My mother was a cook's cook. She thoroughly enjoyed the process of mixing, slicing, pureeing, creating and tasting. Mommy always sought out the hard-to-find, the best quality, and the off-beat.
She used to make a cake that required cake flour. I remember going from supermarket to supermarket with her, hunting down cake flour (it's lighter than all-purpose flour). One day, the search for the holy grail paid off and we found it. I can not remember the name of the supermarket, but I do remember that we had looked for cake flour there before. Mommy bought several boxes of Swan's Down Cake Flour. She used it for that cake recipe, and nothing else.
I remember the day that her former student's boyfriend came by to visit our house. John saw the cake four on the counter and asked Mommy about it. John liked to cook certain Italian dishes, so he was naturally interested. Mommy told him the saga of finding the cake flour. "I'd never give up this this cake flour," said my mother. I'll never forget how John responded. He picked up a box of cake flour and put a $50 bill on the counter. My mother laughed and said, "Give me back my cake flour. I wouldn't sell it to you for anything!" John laughed and gave the cake flour back. Yes, yes, this is a true story. All this happened before she discovered that McCall's Cookbook had a section that showed you how to do things such as make cake flour out of all-purpose flour, or make buttermilk from regular milk.

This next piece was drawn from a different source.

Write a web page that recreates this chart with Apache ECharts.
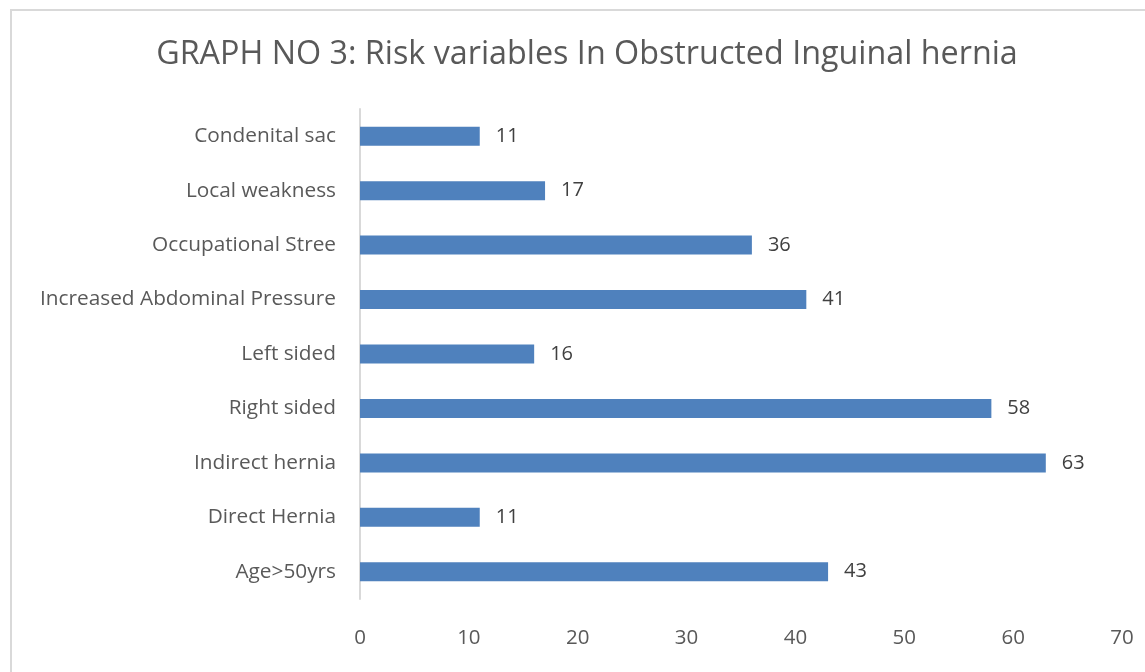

I also remember Mommy talking about the glories of watermelon rind pickle. She grew up eating it in Virginia. Of course, her family made it. We never found it in the supermarkets of New York. Macy's Cellar changed all that. Mommy used to go there to find her gourmet delicacies. One Saturday we went there and lo and behold, there was watermelon rind pickle! My mother was excited -- until she picked up the small jar and saw that the price was $18!! And this was in the early 1980s. My mother was insulted. "I used to make this and I can do it again." You see where this is going.
We went to the Brooklyn Terminal Market. Mommy painstakingly tapped all the watermelons to find the right ones. She wanted thick rinds. She bought two or three and encouraged us to eat them as quickly as possible. During hot New York summers, we were more than happy to help her out. We saved the rind, which Mommy stored in a container with water and alum. When there was enough rind, it was time to pickle it! I can still see the huge pot full of rind. And I can smell the cinnamon sticks, whole cloves and vinegar. It was a labor of love, but was it ever worth it! The end result was sublime. I can still see my father putting the pickles in the Waterford crystal bowl before guests arrived for our Christmas holiday party. They were always a novelty and a showstopper!
Here is a recipe. We used to put a cinnamon stick and a few cloves in the jar to make the pickles look even prettier.
Watermelon Rind Pickle
About 4 qts. cubed watermelon rind
3 tbsp. salt
3 1/2 c. vinegar + 1/2 c. water
6 c. sugar
4 sticks whole cinnamon
1 tbsp. whole cloves
Pare outer green peel from the firm white inner rind of 1 small watermelon, discarding any pink flesh. Cut in 1-inch cubes. Cover with cold water, add the salt and let stand overnight. Drain, rinse with fresh water and drain again. Cover again with fresh water and bring to boiling. Simmer over low heat until cubes are just barely tender: DON'T OVERCOOK. Drain.
Combine the vinegar with the 1/2 cup water; add sugar; tie the spices in a small cloth bag and add. Bring to boiling and cook 5 minutes. Pour over the rind cubes and let stand 24 hours. Drain off the syrup and bring it to boiling, then pour it again over the cubes. Let stand 24 hours. Bring all to boiling and simmer 5 minutes. Fill hot sterilized jars and seal. Makes about 7 pints.